My question relates to p317-p318 of John Lee's "Introduction to Smooth Manifolds" discussion about the tautological 1 form.
In Proposition 12.24, we have the expression:
$\tau_{(x, \xi)} = \pi^* (\xi_i dx^i) = \xi_i dx^i $
Here $\tau_{(x, \xi)} \in T^*_{(x, \xi)}(T^*Q)$ and $\xi_i dx^i \in T^*_x Q$. Does this mean $\xi_i dx^i$ is in both $ T^*_x Q$ and $T^*_{(x, \xi)}(T^*Q)$ ?
In addition, I have some follow up questions because I'm a bit confused about the notation:
If we have a point $p$ on a manifold $M$, and a tangent vector $v \in T_pM$, its standard coordinate for $TM$ is given by the pair $(p, v)$. What is its standard coordinate in $TTM$? is it still $(p, v)$?
Similarly, for a point $q \in Q$ on the smooth manifold $Q$ with its covector $\varphi \in T^*_q Q$, we have the standard coordinates for $T^*Q$ being $(q, \varphi)$. Then are the standard coordinates on $T^*(T^*Q)$ still $(q, \varphi)$ ?
It is true that $\xi_i \, dx^i$ is in both $T_x^\ast Q$ and $T^\ast_{(x,\xi)} T^\ast Q$. Locally, in a neighborhood $U$ of $(x, \xi) \in T^\ast Q$, you have bundle charts of the form $U \times \Bbb R^{2n}$ for $T^\ast (T^\ast Q)$. The coordinates in the $U$ part of the chart will just be the coordinates $(x_1, \dots, x_n, \xi_1, \dots, \xi_n)$ in $T^\ast Q$. There will be an extra $2n$ coordinates in the "fiber direction" $\Bbb R^{2n}$ for $T^\ast (T^\ast Q)$, however. Therefore the local coordinates for $T^\ast Q$ and $T^\ast (T^\ast Q)$ are not exactly the same ($T^\ast (T^\ast Q)$ has more coordinates).

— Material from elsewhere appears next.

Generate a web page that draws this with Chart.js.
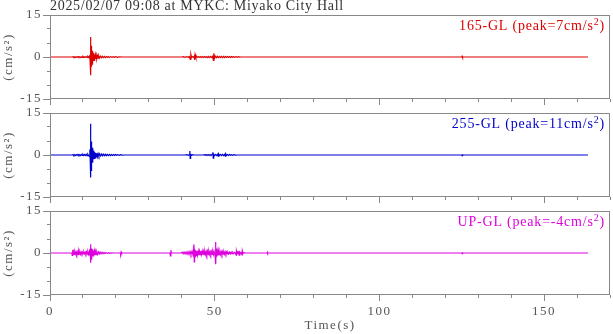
<!DOCTYPE html>
<html>
<head>
<meta charset="utf-8">
<script src="https://cdn.jsdelivr.net/npm/chart.js@4.4.1/dist/chart.umd.min.js"></script>
<style>
  body { margin: 0; background: #fff; }
  #wrap { position: relative; width: 613px; height: 334px; }
  canvas { position: absolute; left: 0; }
</style>
</head>
<body>
<div id="wrap">
  <canvas id="c165" width="613" height="113" style="top:0"></canvas>
  <canvas id="c255" width="613" height="112" style="top:99px"></canvas>
  <canvas id="cUP" width="613" height="137" style="top:197px"></canvas>
</div>
<script>
// --- Data (time s, acceleration cm/s2) ---
const titleText = '2025/02/07 09:08 at MYKC: Miyako City Hall';
const xTicksMajor = [0, 50, 100, 150];
const yTicksMajor = [-15, 0, 15];

const ns165 = [[0,0],[6.9,0],
  [7.0,0.15],[7.25,-0.1],[7.5,0.1],[7.75,-0.15],[8.0,0.1],[8.25,-0.1],[8.5,0.15],[8.75,-0.1],[9.0,0.1],[9.25,-0.15],[9.5,0.1],[9.75,-0.1],[10,0.15],[10.25,-0.15],[10.5,0.1],[10.75,-0.1],[11,0.15],[11.25,-0.15],[11.5,0.2],[11.75,-0.15],[12.0,0.3],[12.15,-0.8],
  [12.3,7.1],[12.38,-6.5],[12.45,4.0],[12.52,-3.5],[12.6,3.0],[12.68,-2.6],[12.76,2.2],[12.84,-2.8],[12.92,1.8],[13.0,-2.0],[13.1,1.5],[13.2,-1.4],[13.3,1.1],[13.4,-1.2],[13.5,0.9],[13.6,-0.9],[13.75,0.7],[13.9,-0.7],[14.05,0.6],[14.2,-0.55],[14.4,0.45],[14.6,-0.45],[14.8,0.35],[15.0,-0.35],
  [15.3,0.3],[15.6,-0.25],[15.9,0.25],[16.2,-0.2],[16.5,0.2],[16.8,-0.2],[17.1,0.15],[17.4,-0.15],[17.7,0.15],[18.0,-0.15],[18.4,0.15],[18.8,-0.1],[19.2,0.1],[19.6,-0.1],[20,0.1],[20.5,-0.1],[21,0.05],[22,0],
  [40,0],[40.5,0.1],[41,-0.1],[41.5,0.1],[42,-0.1],[42.3,0.15],[42.6,-0.9],[42.75,1.0],[43,-0.2],[43.3,0.15],[43.6,-0.15],[43.75,0.2],[43.9,-1.0],[44.05,0.9],[44.3,-0.2],[44.6,0.15],[44.9,-0.15],[45.2,0.15],[45.5,-0.15],[45.8,0.15],[46.1,-0.15],[46.4,0.15],[46.7,-0.15],[47,0.15],[47.3,-0.15],[47.6,0.15],[47.9,-0.2],[48.2,0.2],[48.5,-0.2],[48.8,0.2],[49.1,-0.2],[49.4,0.25],[49.6,-1.2],[49.75,1.3],
  [50,-0.35],[50.3,0.3],[50.6,-0.25],[50.9,0.25],[51.2,-0.2],[51.5,0.2],[51.8,-0.2],[52.1,0.2],[52.4,-0.2],[52.7,0.2],[53,-0.2],[53.3,0.2],[53.6,-0.15],[53.9,0.15],[54.2,-0.15],[54.5,0.15],[54.8,-0.15],[55.1,0.15],[55.4,-0.1],[55.7,0.1],[56,-0.1],[56.4,0.1],[56.8,-0.1],[57.2,0.1],[57.6,-0.05],[58,0],
  [125,0],[125.1,0.25],[125.2,-0.2],[125.3,0],[163.3,0]];

const ew255 = [[0,0],[6.8,0],
  [7,0.15],[7.25,-0.15],[7.5,0.15],[7.75,-0.2],[8.0,0.15],[8.25,-0.15],[8.5,0.2],[8.75,-0.15],[9.0,0.15],[9.25,-0.2],[9.5,0.2],[9.75,-0.15],[10,0.2],[10.25,-0.2],[10.5,0.2],[10.75,-0.2],[11,0.25],[11.25,-0.2],[11.5,0.25],[11.75,-0.3],[11.95,-0.5],[12.1,2.0],[12.2,-1.5],
  [12.28,11.2],[12.34,-8.0],[12.4,5.2],[12.46,-5.5],[12.52,4.8],[12.58,-3.8],[12.65,3.5],[12.72,-3.0],[12.8,2.6],[12.88,-2.8],[12.96,2.2],[13.05,-2.0],[13.15,1.6],[13.25,-1.5],[13.35,1.3],[13.45,-1.2],[13.55,1.0],[13.7,-1.0],[13.85,0.8],[14.0,-0.7],[14.2,0.6],[14.4,-0.6],[14.6,0.5],[14.85,-0.45],[15.1,0.4],
  [15.4,-0.35],[15.7,0.35],[16.0,-0.3],[16.3,0.3],[16.6,-0.25],[16.9,0.25],[17.2,-0.25],[17.5,0.2],[17.8,-0.2],[18.1,0.2],[18.4,-0.2],[18.7,0.15],[19.0,-0.15],[19.3,0.15],[19.6,-0.15],[19.9,0.15],[20.2,-0.1],[20.6,0.1],[21,-0.1],[21.4,0.1],[21.8,-0.05],[22.5,0],
  [41,0],[41.5,0.1],[42,-0.1],[42.3,0.15],[42.45,1.4],[42.55,-1.2],[42.7,0.2],[43,-0.1],[43.3,0.1],[43.6,0],
  [46.5,0],[46.8,0.1],[47.1,-0.1],[47.4,0.15],[47.7,-0.15],[48,0.15],[48.3,-0.15],[48.6,0.15],[48.9,-0.2],[49.2,0.2],[49.45,1.0],[49.55,-1.1],[49.7,0.25],[50,-0.2],[50.3,0.2],[50.6,-0.2],[50.9,0.25],[51.05,-0.45],[51.2,0.4],[51.5,-0.2],[51.8,0.2],[52.1,-0.2],[52.4,0.2],[52.7,-0.2],[53.0,0.2],[53.2,-0.4],[53.35,0.35],[53.6,-0.15],[53.9,0.15],[54.2,-0.15],[54.5,0.15],[54.8,-0.1],[55.1,0.1],[55.4,-0.1],[55.8,0.1],[56.2,-0.05],[57,0],
  [125,0],[125.1,-0.25],[125.2,0.25],[125.3,0],[163.3,0]];

const udUP = [[0,0],[6.6,0],
  [6.75,-0.9],[6.85,1.2],[6.95,-0.7],[7.1,0.5],[7.3,-0.5],[7.5,0.45],[7.7,-0.4],[7.9,0.45],[8.1,-0.45],[8.3,0.4],[8.5,-0.55],[8.7,0.6],[8.9,-0.45],[9.1,0.4],[9.3,-0.4],[9.5,0.35],[9.7,-0.3],[9.9,0.3],[10.1,-0.35],[10.3,0.4],[10.5,-0.3],[10.7,0.3],[10.9,-0.35],[11.1,0.4],[11.3,-0.4],[11.5,0.4],[11.7,-0.5],[11.95,0.6],[12.1,-1.0],[12.2,1.3],
  [12.28,3.1],[12.34,-3.5],[12.42,2.0],[12.5,-2.2],[12.6,1.6],[12.7,-1.4],[12.8,1.3],[12.9,-1.2],[13.0,1.0],[13.1,-1.0],[13.2,0.85],[13.35,-0.85],[13.5,0.75],[13.65,-0.65],[13.8,0.6],[14,-0.55],[14.2,0.45],[14.45,-0.45],[14.7,0.4],[14.95,-0.35],[15.2,0.3],[15.5,-0.3],[15.8,0.25],[16.1,-0.25],[16.4,0.2],[16.7,-0.2],[17.0,0.15],[17.4,-0.15],[17.8,0.1],[18.2,-0.1],[18.7,0.05],[19.5,0],
  [21.3,0],[21.45,-0.4],[21.6,0.4],[21.75,0],
  [36.4,0],[36.55,-1.0],[36.7,1.0],[36.85,0],
  [39.8,0],[40.1,0.3],[40.4,-0.3],[40.7,0.35],[41,-0.35],[41.3,0.4],[41.6,-0.45],[41.9,0.45],[42.2,-0.5],[42.5,0.55],[42.8,-0.6],[43.1,0.6],[43.4,-0.65],[43.7,3.0],[43.8,-3.2],[43.9,1.4],[44.05,-1.3],[44.2,1.0],[44.4,-0.9],[44.6,0.8],[44.8,-0.8],[45.0,0.7],[45.2,-0.8],[45.4,0.7],[45.6,-0.6],[45.8,0.7],[46.0,-0.6],[46.2,0.7],[46.4,-0.6],[46.6,0.6],[46.8,-0.6],[47.0,0.55],[47.2,-0.55],[47.4,0.55],[47.6,-0.55],[47.8,0.6],[48,-0.6],[48.2,0.55],[48.4,-0.5],[48.6,0.5],[48.8,-0.5],[49.0,0.5],[49.2,-0.5],[49.4,0.5],[49.6,-0.55],[49.8,0.6],[50.1,-0.8],
  [50.25,3.9],[50.35,-4.0],[50.45,1.6],[50.6,-1.3],[50.8,0.8],[51,-0.7],[51.2,0.55],[51.4,-0.55],[51.6,0.5],[51.8,-0.5],[52.0,0.45],[52.2,-0.45],[52.4,0.5],[52.6,-0.4],[52.8,0.4],[53.0,-0.4],[53.2,0.4],[53.4,-0.35],[53.6,0.35],[53.8,-0.35],[54,0.3],[54.25,-0.35],[54.5,0.3],[54.75,-0.3],[55,0.3],[55.25,-0.25],[55.5,0.25],[55.8,-0.2],[56.1,0.2],[56.35,-0.2],[56.5,-0.8],[56.6,0.7],[56.8,-0.2],[57.0,0.2],[57.2,-0.2],[57.3,0.7],[57.4,-0.8],[57.6,0.2],[57.8,-0.2],[58.0,0.2],[58.3,-0.7],[58.4,0.7],[58.6,-0.15],[58.9,0.1],[59.3,0],
  [65.9,0],[66,-0.3],[66.1,0.25],[66.2,0],
  [125,0],[125.1,-0.25],[125.2,0.25],[125.3,0],[163.3,0]];

const FONT = "'Liberation Serif', 'DejaVu Serif', serif";
const frameColor = '#888';
const textColor = '#555';

// frame box, panel label and page title
const framePlugin = {
  id: 'frame',
  beforeDraw(chart) { chart.ctx.letterSpacing = '1.5px'; },
  afterDatasetsDraw(chart, args, opts) {
    const { ctx, chartArea: a } = chart;
    ctx.save();
    ctx.strokeStyle = frameColor;
    ctx.lineWidth = 1;
    ctx.strokeRect(a.left + 0.5, a.top + 0.5, a.right - a.left - 1, a.bottom - a.top - 1);

    ctx.letterSpacing = '0.8px';
    ctx.textBaseline = 'alphabetic';
    ctx.textAlign = 'left';
    const big = '14px ' + FONT, small = '10px ' + FONT;
    ctx.font = big;
    const w1 = ctx.measureText(opts.label).width;
    const w3 = ctx.measureText(')').width;
    ctx.font = small;
    const w2 = ctx.measureText('2').width;
    let x = a.right - 5 - (w1 + w2 + w3);
    const y = a.top + 15;
    ctx.fillStyle = opts.color;
    ctx.font = big; ctx.fillText(opts.label, x, y); x += w1;
    ctx.font = small; ctx.fillText('2', x, y - 5); x += w2;
    ctx.font = big; ctx.fillText(')', x, y);

    if (opts.title) {
      ctx.fillStyle = '#333';
      ctx.font = big;
      ctx.letterSpacing = '0.7px';
      ctx.fillText(opts.title, a.left, 10);
    }
    ctx.restore();
  }
};

function makePanel(id, points, color, label, opts) {
  const showX = !!opts.showX;
  new Chart(document.getElementById(id), {
    type: 'line',
    data: {
      datasets: [{
        data: points.map(p => ({ x: p[0], y: p[1] })),
        borderColor: color,
        borderWidth: 1.2,
        pointRadius: 0,
        tension: 0,
        fill: false
      }]
    },
    options: {
      responsive: false,
      animation: false,
      events: [],
      layout: { padding: { top: opts.top, right: 0, left: 0, bottom: 0 } },
      plugins: {
        legend: { display: false },
        tooltip: { enabled: false },
        frame: { label: label, color: color, title: opts.title }
      },
      scales: {
        x: {
          type: 'linear', min: 0, max: 170,
          afterFit: s => { s.height = opts.xh; },
          ticks: {
            stepSize: 10, autoSkip: false, maxRotation: 0, padding: 3,
            color: textColor, font: { family: FONT, size: 13 },
            callback: v => (showX && xTicksMajor.includes(v)) ? String(v) : ''
          },
          grid: {
            drawOnChartArea: false, tickLength: 6, tickColor: frameColor,
            tickBorderDash: c => (c.tick && xTicksMajor.includes(c.tick.value)) ? [] : [3, 10]
          },
          border: { display: false },
          title: {
            display: showX, text: 'Time(s)', color: textColor,
            font: { family: FONT, size: 13, lineHeight: 1.15 }, padding: { top: 0, bottom: 1 }
          }
        },
        y: {
          min: -15, max: 15,
          afterFit: s => { s.width = 50; },
          ticks: {
            stepSize: 5, autoSkip: false, padding: 1, color: textColor, font: { family: FONT, size: 13 },
            callback: v => yTicksMajor.includes(v) ? String(v) : ''
          },
          grid: {
            drawOnChartArea: false, tickLength: 7, tickColor: frameColor,
            tickBorderDash: c => (c.tick && yTicksMajor.includes(c.tick.value)) ? [] : [0, 4, 3, 10]
          },
          border: { display: false },
          title: {
            display: true, text: '(cm/s²)', color: textColor,
            font: { family: FONT, size: 13, lineHeight: 1.15 }, padding: { top: 1, bottom: 0 }
          }
        }
      }
    },
    plugins: [framePlugin]
  });
}

makePanel('c165', ns165, '#dd0000', '165-GL (peak=7cm/s', { top: 15, xh: 14, title: titleText });
makePanel('c255', ew255, '#0000cc', '255-GL (peak=11cm/s', { top: 14, xh: 14 });
makePanel('cUP', udUP, '#dd00dd', 'UP-GL (peak=-4cm/s', { top: 14, xh: 39, showX: true });
</script>
</body>
</html>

The same thing happens even with just the cotangent bundle $T^\ast Q$ (or any bundle at all over $Q$). We can take a small enough neighborhood $U \subset Q$ with coordinates $(x_1, \dots, x_n)$, and there will be a corresponding chart for $T^\ast Q$ of the form $U \times \Bbb R^n$ with coordinates $(x_1, \cdots, x_n, \xi_1, \dots, \xi_n)$. The $x_i$ coordinates are in both $Q$ and $T^\ast Q$, but the $\xi_i$ coordinates (in the "fiber direction") are not in $Q$.